* _Written exercise_
Repeat only what lies from the line with "Reproduce this chart with matplotlib." to the line with "ax = fig.add_axes([90", those two lines included, exactly as it stands; omit any images.

--- START OF Data records ---

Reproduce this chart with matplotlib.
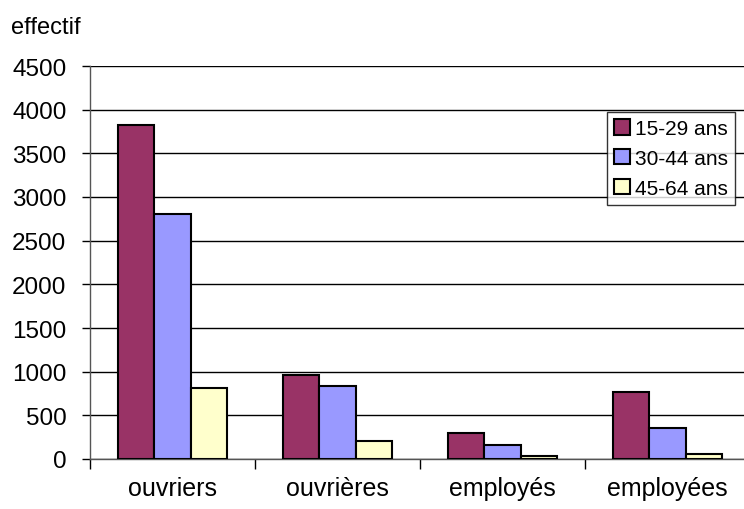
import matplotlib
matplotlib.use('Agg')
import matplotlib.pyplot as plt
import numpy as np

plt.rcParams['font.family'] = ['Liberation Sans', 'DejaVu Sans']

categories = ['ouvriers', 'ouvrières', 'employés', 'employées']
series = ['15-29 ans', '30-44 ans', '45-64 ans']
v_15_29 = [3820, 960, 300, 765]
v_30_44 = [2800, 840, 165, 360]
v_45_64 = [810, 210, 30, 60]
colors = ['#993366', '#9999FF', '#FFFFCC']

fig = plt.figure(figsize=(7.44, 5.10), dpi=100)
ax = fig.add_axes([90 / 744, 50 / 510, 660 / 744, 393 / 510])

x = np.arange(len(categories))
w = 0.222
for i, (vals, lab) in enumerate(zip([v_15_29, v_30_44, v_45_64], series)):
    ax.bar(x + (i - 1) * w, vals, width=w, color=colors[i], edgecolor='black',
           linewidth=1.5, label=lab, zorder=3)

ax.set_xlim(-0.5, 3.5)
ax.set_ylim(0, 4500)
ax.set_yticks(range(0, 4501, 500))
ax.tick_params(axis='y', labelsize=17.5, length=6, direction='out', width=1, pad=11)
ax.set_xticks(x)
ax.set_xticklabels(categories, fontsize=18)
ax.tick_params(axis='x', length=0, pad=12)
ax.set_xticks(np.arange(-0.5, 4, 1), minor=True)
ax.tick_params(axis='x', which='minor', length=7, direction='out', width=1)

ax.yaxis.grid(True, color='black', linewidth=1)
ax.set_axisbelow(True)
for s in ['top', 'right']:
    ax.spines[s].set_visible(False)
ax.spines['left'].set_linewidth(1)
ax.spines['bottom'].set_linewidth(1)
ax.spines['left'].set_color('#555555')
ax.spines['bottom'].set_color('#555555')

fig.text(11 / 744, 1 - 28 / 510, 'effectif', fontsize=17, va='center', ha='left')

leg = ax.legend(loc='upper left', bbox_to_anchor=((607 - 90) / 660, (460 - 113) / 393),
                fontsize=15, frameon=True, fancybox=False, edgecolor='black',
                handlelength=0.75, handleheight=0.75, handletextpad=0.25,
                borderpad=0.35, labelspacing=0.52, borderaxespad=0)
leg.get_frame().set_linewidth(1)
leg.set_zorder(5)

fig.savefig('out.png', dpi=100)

--- END OF Data records ---
--- START OF Data records ---

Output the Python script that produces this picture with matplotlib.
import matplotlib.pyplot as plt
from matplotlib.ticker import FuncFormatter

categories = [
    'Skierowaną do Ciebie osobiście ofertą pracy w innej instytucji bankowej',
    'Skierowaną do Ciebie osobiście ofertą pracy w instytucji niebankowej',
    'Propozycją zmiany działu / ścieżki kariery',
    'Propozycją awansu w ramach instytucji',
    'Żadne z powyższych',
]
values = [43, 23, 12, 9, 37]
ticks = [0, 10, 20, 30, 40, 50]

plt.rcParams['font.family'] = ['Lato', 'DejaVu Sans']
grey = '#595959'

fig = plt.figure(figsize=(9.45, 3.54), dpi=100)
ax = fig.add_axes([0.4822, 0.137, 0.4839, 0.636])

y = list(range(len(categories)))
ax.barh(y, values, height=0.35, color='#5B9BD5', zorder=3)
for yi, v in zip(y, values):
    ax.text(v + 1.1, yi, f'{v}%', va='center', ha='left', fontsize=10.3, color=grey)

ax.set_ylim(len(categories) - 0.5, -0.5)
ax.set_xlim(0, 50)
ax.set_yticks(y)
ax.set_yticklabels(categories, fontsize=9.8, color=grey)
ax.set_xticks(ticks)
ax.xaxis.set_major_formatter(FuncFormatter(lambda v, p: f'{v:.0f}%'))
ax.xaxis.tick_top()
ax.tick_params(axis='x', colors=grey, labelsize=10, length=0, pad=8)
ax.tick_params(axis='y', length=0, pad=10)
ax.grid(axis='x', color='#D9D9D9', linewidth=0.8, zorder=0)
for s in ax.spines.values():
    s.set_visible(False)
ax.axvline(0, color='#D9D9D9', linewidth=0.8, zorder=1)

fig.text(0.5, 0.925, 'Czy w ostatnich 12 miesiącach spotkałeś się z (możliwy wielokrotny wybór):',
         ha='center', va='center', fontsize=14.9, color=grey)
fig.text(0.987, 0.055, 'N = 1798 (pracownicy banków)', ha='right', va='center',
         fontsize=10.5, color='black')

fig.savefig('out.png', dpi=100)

--- END OF Data records ---
--- START OF Data records ---

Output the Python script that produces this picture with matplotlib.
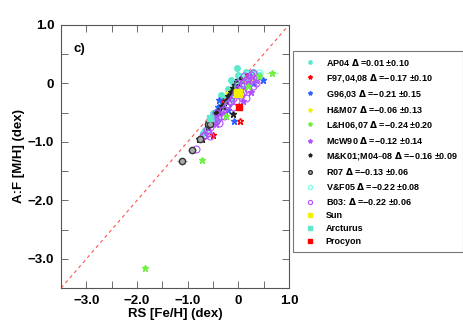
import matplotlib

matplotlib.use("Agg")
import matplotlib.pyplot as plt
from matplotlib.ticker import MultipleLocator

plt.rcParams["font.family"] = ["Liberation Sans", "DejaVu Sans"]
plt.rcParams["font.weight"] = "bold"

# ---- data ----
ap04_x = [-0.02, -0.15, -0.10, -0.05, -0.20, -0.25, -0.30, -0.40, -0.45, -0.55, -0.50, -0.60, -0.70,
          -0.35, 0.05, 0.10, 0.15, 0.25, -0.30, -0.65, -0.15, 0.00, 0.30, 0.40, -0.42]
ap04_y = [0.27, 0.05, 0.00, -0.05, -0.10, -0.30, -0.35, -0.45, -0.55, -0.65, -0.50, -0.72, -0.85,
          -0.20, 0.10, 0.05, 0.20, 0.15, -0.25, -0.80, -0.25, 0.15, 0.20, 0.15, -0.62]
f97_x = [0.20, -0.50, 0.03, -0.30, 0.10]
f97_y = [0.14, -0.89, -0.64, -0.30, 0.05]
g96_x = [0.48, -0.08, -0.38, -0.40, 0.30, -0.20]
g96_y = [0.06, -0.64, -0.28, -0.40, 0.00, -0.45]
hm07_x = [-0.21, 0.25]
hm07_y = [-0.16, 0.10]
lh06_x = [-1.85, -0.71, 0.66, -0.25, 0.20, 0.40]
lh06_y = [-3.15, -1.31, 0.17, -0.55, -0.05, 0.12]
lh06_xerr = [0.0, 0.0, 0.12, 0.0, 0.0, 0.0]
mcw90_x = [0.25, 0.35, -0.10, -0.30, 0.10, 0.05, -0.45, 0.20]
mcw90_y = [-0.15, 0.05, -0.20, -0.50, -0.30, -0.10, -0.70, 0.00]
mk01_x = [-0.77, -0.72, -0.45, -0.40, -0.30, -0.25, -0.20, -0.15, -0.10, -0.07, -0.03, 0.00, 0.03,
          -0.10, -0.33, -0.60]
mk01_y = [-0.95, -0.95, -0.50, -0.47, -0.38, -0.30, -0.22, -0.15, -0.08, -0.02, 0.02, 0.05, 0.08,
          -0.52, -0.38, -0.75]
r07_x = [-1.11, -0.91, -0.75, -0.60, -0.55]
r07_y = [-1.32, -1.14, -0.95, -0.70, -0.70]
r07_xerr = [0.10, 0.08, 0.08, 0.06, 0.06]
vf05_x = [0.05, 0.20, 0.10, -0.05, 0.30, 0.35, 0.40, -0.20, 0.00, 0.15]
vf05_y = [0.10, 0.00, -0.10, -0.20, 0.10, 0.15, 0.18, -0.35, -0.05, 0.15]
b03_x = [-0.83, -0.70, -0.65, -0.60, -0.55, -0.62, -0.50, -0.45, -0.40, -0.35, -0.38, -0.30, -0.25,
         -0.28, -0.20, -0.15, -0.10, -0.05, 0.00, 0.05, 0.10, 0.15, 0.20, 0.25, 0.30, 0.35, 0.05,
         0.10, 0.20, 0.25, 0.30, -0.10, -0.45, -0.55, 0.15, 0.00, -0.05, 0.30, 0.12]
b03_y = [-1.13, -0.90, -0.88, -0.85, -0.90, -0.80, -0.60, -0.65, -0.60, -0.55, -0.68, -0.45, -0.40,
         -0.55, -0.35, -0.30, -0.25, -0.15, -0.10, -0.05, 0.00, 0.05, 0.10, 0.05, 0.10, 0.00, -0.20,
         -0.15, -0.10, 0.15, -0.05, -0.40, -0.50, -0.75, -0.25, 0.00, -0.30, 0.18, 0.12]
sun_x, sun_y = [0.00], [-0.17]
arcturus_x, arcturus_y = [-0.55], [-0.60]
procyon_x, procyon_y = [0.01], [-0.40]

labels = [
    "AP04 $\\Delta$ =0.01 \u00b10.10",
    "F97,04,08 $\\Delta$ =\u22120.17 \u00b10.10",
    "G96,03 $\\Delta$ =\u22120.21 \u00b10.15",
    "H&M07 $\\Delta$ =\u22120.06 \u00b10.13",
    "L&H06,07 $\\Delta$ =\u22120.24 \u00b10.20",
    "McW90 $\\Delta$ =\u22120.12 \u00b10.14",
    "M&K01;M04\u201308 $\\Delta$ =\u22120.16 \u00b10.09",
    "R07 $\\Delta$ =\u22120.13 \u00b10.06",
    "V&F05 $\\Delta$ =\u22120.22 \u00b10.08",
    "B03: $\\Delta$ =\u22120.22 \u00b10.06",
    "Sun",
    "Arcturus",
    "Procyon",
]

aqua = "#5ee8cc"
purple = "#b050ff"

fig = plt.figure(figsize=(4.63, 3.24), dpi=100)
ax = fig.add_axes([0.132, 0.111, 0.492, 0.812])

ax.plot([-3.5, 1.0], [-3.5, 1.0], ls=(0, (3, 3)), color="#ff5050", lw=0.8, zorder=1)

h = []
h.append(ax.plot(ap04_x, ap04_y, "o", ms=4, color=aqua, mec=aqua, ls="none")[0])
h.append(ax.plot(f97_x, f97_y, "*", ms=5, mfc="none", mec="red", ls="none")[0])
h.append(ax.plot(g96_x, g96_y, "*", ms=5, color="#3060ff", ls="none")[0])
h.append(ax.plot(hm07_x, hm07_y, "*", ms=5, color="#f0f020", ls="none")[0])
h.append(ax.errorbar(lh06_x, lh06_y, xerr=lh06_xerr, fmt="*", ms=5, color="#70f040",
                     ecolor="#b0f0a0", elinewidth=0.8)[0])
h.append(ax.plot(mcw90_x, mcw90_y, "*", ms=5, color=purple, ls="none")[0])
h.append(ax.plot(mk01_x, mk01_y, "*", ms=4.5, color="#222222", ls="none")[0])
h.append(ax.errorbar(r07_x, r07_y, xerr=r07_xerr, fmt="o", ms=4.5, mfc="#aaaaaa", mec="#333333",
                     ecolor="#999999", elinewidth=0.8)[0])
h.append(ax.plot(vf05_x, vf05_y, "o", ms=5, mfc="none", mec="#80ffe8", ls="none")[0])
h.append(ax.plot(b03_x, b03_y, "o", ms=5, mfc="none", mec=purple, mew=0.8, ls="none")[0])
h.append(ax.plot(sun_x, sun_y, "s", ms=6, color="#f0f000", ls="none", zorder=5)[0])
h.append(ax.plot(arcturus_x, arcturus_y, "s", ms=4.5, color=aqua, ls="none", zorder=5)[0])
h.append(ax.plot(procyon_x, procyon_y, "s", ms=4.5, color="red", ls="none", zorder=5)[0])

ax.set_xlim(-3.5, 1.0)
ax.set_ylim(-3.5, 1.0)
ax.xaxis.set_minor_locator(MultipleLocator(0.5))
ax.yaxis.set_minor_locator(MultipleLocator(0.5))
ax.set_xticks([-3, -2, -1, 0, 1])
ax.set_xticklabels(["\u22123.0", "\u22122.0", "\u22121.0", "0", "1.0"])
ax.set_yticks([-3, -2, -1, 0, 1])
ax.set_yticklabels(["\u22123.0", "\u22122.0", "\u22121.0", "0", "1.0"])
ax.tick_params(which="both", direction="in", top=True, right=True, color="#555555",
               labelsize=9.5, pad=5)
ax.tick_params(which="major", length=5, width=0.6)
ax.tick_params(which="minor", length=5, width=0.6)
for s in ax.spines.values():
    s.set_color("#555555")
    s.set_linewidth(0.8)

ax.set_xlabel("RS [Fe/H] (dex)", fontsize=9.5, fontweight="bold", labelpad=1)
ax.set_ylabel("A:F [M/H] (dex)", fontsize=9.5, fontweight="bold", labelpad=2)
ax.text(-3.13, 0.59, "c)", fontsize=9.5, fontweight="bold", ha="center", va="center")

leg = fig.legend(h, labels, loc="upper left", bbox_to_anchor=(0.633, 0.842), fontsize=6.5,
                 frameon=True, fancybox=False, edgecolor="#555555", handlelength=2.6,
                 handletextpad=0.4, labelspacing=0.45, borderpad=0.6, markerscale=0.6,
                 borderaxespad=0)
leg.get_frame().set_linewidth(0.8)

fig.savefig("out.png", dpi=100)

--- END OF Data records ---

* _Task solution_
Reproduce this chart with matplotlib.
import matplotlib
matplotlib.use('Agg')
import matplotlib.pyplot as plt
import numpy as np

plt.rcParams['font.family'] = ['Liberation Sans', 'DejaVu Sans']

categories = ['ouvriers', 'ouvrières', 'employés', 'employées']
series = ['15-29 ans', '30-44 ans', '45-64 ans']
v_15_29 = [3820, 960, 300, 765]
v_30_44 = [2800, 840, 165, 360]
v_45_64 = [810, 210, 30, 60]
colors = ['#993366', '#9999FF', '#FFFFCC']

fig = plt.figure(figsize=(7.44, 5.10), dpi=100)
ax = fig.add_axes([90 / 744, 50 / 510, 660 / 744, 393 / 510])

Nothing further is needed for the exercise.